Without the pictures, output the lines of the material from the very first through the one that holds "from matplotlib.patches import Rectangle".

START DATA

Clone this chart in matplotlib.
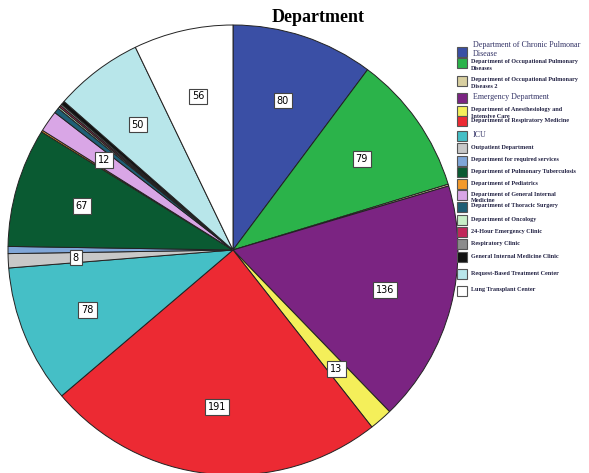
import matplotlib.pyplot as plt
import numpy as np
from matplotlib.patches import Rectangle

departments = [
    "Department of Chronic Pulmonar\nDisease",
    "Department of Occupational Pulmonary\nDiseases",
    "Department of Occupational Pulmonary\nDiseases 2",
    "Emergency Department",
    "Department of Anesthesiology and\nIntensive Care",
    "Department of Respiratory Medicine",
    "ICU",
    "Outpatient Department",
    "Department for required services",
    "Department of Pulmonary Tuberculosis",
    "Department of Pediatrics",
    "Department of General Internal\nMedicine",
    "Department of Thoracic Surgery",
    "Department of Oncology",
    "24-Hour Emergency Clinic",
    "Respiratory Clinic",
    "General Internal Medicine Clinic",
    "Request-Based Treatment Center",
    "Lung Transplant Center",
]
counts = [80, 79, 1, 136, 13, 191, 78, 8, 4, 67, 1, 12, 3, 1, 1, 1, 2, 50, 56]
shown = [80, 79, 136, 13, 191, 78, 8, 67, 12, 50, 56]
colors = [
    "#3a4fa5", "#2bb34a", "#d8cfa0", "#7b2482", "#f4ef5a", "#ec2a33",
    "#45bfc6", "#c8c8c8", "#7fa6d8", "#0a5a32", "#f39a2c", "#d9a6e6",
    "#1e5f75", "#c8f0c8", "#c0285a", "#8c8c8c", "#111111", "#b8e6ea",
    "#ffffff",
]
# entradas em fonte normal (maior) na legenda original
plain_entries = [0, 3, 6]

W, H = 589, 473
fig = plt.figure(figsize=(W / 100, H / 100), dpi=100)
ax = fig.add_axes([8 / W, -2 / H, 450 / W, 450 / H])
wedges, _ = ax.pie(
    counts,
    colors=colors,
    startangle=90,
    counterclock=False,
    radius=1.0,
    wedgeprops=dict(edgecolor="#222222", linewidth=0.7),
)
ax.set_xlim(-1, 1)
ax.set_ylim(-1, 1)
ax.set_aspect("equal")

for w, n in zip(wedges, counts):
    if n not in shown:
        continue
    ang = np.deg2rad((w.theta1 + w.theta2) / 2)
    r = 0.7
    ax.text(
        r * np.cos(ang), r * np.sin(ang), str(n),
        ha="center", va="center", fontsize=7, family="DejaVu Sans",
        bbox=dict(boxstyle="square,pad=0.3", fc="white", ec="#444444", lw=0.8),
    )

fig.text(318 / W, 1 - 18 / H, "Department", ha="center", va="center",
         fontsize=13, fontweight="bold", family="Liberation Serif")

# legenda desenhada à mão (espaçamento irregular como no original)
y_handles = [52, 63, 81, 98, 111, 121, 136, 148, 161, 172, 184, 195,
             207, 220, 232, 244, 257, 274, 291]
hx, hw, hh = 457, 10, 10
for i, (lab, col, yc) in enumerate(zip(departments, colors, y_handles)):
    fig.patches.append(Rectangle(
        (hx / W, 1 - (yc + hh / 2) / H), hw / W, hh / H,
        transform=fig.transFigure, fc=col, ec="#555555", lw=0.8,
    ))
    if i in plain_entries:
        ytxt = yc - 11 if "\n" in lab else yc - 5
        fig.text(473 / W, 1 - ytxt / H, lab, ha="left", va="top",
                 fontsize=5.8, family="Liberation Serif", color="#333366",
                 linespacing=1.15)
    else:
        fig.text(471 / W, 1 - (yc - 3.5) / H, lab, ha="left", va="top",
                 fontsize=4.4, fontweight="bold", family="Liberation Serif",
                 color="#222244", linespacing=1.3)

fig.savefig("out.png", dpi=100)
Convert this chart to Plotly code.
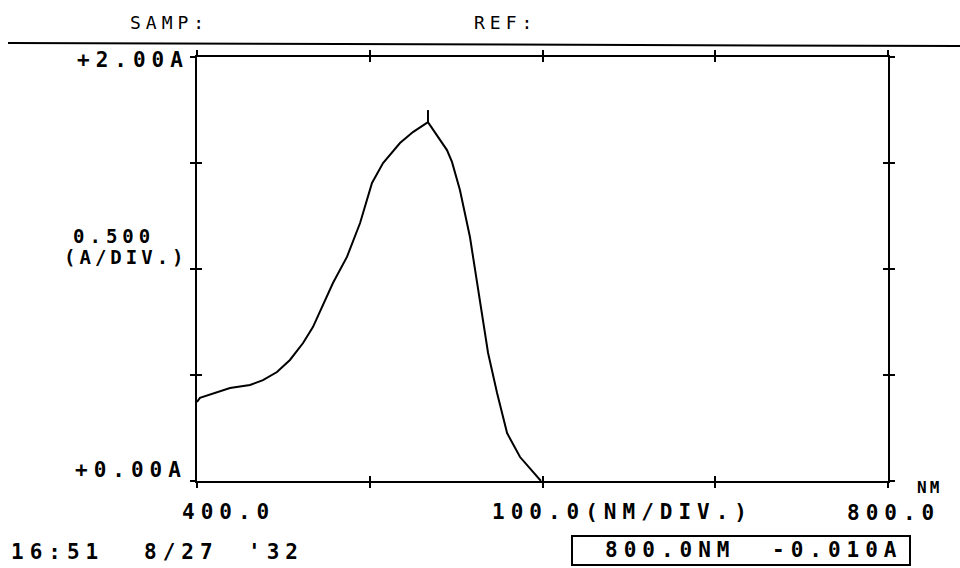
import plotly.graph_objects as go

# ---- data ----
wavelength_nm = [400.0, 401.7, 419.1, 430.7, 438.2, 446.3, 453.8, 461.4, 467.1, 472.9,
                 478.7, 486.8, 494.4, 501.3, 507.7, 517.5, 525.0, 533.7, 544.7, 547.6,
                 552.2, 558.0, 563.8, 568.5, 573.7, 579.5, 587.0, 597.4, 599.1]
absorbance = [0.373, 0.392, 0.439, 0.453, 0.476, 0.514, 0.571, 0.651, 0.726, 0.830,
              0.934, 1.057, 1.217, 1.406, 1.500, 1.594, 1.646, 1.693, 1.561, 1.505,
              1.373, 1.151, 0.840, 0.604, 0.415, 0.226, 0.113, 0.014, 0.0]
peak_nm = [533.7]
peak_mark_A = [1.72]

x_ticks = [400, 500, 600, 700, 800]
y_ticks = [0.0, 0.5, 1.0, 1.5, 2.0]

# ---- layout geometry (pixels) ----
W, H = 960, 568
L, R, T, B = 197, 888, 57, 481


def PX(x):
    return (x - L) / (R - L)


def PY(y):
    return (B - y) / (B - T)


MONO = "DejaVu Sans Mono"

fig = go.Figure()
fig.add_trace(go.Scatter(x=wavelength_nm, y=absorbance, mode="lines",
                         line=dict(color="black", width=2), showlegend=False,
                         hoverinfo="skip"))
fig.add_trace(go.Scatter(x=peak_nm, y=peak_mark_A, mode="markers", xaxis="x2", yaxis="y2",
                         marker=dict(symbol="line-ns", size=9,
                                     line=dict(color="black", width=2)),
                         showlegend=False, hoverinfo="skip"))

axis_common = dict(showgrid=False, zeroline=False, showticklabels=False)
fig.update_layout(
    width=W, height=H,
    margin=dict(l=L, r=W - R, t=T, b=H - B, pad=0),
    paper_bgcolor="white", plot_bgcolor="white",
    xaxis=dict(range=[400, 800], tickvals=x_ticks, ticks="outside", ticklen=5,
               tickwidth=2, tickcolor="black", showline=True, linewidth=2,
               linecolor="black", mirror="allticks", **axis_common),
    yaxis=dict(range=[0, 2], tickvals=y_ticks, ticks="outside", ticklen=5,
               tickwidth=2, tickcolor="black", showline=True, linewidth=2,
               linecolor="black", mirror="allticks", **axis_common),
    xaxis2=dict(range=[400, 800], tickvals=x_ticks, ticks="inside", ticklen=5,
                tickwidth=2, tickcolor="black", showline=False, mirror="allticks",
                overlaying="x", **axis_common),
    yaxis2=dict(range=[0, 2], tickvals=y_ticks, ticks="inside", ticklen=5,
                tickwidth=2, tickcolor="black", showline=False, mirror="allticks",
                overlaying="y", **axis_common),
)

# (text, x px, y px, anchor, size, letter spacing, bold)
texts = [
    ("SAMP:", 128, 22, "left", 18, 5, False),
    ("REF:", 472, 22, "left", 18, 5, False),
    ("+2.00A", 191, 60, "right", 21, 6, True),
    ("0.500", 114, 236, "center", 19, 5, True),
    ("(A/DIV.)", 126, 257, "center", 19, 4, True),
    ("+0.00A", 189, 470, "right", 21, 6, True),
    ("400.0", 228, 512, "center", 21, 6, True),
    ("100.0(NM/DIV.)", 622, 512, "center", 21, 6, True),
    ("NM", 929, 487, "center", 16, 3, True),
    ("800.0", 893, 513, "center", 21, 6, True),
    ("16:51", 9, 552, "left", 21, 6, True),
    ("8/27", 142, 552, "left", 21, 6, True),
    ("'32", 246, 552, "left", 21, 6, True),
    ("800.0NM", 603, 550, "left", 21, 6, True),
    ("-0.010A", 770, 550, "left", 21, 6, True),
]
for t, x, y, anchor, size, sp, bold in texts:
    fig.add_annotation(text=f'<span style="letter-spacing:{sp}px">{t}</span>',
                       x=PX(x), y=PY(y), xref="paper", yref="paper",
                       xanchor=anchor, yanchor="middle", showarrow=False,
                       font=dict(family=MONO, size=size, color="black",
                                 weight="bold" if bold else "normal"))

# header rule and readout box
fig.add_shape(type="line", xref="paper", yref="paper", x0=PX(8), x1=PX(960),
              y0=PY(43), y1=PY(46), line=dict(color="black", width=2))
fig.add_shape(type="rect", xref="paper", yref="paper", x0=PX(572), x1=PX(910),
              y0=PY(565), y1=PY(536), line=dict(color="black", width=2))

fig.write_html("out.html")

END DATA

RESULT OF THIS TASK ▸
Clone this chart in matplotlib.
import matplotlib.pyplot as plt
import numpy as np
from matplotlib.patches import Rectangle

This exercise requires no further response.